● Description of the task
Retype all of the listing exactly, passing over any picture you find.

● Supplied data
-- START --

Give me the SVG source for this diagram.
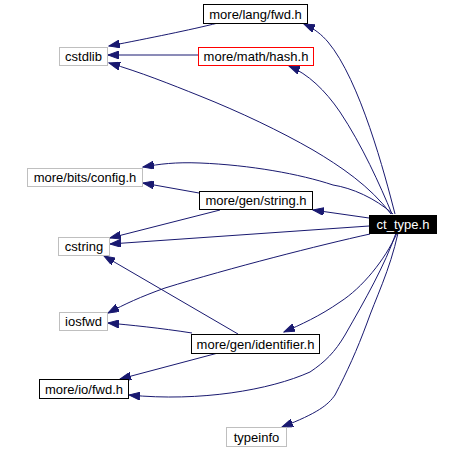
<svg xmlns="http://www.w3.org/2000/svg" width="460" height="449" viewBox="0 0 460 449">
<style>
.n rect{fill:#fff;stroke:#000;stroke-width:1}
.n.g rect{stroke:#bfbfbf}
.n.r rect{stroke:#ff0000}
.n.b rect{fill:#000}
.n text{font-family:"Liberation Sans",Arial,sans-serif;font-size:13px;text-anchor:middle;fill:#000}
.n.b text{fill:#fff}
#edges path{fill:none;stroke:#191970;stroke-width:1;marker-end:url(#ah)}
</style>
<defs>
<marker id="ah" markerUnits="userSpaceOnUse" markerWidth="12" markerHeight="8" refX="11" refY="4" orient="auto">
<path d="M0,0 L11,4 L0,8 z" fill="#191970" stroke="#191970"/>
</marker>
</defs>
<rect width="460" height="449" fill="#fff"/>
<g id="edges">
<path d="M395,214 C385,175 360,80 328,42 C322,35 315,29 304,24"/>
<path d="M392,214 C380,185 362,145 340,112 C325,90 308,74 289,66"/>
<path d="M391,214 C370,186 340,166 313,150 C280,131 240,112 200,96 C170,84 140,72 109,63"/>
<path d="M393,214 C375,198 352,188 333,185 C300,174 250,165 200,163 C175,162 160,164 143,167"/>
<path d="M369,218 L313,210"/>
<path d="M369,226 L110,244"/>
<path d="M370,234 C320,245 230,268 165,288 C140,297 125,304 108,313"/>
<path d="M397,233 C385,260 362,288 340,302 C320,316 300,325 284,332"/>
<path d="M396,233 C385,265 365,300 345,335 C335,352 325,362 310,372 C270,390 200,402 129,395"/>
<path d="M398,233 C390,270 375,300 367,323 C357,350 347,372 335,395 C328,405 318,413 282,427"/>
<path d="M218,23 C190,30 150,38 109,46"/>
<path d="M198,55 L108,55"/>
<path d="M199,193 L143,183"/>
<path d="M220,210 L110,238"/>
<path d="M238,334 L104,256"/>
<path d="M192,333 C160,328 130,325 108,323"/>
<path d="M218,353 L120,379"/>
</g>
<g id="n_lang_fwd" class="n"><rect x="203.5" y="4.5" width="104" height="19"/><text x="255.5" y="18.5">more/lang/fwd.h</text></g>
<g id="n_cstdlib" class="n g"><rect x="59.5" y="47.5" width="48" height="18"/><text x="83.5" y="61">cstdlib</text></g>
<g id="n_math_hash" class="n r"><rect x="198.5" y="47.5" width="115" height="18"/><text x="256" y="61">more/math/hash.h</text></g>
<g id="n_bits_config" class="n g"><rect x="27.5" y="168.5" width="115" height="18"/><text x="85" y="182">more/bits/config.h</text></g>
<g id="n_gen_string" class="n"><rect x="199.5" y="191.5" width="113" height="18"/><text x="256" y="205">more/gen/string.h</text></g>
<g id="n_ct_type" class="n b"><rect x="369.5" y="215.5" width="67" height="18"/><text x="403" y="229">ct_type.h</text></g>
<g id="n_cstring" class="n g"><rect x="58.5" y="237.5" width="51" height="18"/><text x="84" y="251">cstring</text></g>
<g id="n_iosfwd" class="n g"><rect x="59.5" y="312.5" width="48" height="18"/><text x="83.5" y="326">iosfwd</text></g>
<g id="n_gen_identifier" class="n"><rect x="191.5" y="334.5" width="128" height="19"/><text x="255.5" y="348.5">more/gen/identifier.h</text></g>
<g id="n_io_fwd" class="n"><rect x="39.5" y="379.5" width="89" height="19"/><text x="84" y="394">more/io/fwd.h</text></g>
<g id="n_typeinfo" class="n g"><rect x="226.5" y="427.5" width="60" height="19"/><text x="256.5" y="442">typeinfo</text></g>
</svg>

-- END --

● Answer to this task
Give me the SVG source for this diagram.
<svg xmlns="http://www.w3.org/2000/svg" width="460" height="449" viewBox="0 0 460 449">
<style>
.n rect{fill:#fff;stroke:#000;stroke-width:1}
.n.g rect{stroke:#bfbfbf}
.n.r rect{stroke:#ff0000}
.n.b rect{fill:#000}
.n text{font-family:"Liberation Sans",Arial,sans-serif;font-size:13px;text-anchor:middle;fill:#000}
.n.b text{fill:#fff}
#edges path{fill:none;stroke:#191970;stroke-width:1;marker-end:url(#ah)}
</style>
<defs>
<marker id="ah" markerUnits="userSpaceOnUse" markerWidth="12" markerHeight="8" refX="11" refY="4" orient="auto">
<path d="M0,0 L11,4 L0,8 z" fill="#191970" stroke="#191970"/>
</marker>
</defs>
<rect width="460" height="449" fill="#fff"/>
<g id="edges">
<path d="M395,214 C385,175 360,80 328,42 C322,35 315,29 304,24"/>
<path d="M392,214 C380,185 362,145 340,112 C325,90 308,74 289,66"/>
<path d="M391,214 C370,186 340,166 313,150 C280,131 240,112 200,96 C170,84 140,72 109,63"/>
<path d="M393,214 C375,198 352,188 333,185 C300,174 250,165 200,163 C175,162 160,164 143,167"/>
<path d="M369,218 L313,210"/>
<path d="M369,226 L110,244"/>
<path d="M370,234 C320,245 230,268 165,288 C140,297 125,304 108,313"/>
<path d="M397,233 C385,260 362,288 340,302 C320,316 300,325 284,332"/>
<path d="M396,233 C385,265 365,300 345,335 C335,352 325,362 310,372 C270,390 200,402 129,395"/>
<path d="M398,233 C390,270 375,300 367,323 C357,350 347,372 335,395 C328,405 318,413 282,427"/>
<path d="M218,23 C190,30 150,38 109,46"/>
<path d="M198,55 L108,55"/>
<path d="M199,193 L143,183"/>
<path d="M220,210 L110,238"/>
<path d="M238,334 L104,256"/>
<path d="M192,333 C160,328 130,325 108,323"/>
<path d="M218,353 L120,379"/>
</g>
<g id="n_lang_fwd" class="n"><rect x="203.5" y="4.5" width="104" height="19"/><text x="255.5" y="18.5">more/lang/fwd.h</text></g>
<g id="n_cstdlib" class="n g"><rect x="59.5" y="47.5" width="48" height="18"/><text x="83.5" y="61">cstdlib</text></g>
<g id="n_math_hash" class="n r"><rect x="198.5" y="47.5" width="115" height="18"/><text x="256" y="61">more/math/hash.h</text></g>
<g id="n_bits_config" class="n g"><rect x="27.5" y="168.5" width="115" height="18"/><text x="85" y="182">more/bits/config.h</text></g>
<g id="n_gen_string" class="n"><rect x="199.5" y="191.5" width="113" height="18"/><text x="256" y="205">more/gen/string.h</text></g>
<g id="n_ct_type" class="n b"><rect x="369.5" y="215.5" width="67" height="18"/><text x="403" y="229">ct_type.h</text></g>
<g id="n_cstring" class="n g"><rect x="58.5" y="237.5" width="51" height="18"/><text x="84" y="251">cstring</text></g>
<g id="n_iosfwd" class="n g"><rect x="59.5" y="312.5" width="48" height="18"/><text x="83.5" y="326">iosfwd</text></g>
<g id="n_gen_identifier" class="n"><rect x="191.5" y="334.5" width="128" height="19"/><text x="255.5" y="348.5">more/gen/identifier.h</text></g>
<g id="n_io_fwd" class="n"><rect x="39.5" y="379.5" width="89" height="19"/><text x="84" y="394">more/io/fwd.h</text></g>
<g id="n_typeinfo" class="n g"><rect x="226.5" y="427.5" width="60" height="19"/><text x="256.5" y="442">typeinfo</text></g>
</svg>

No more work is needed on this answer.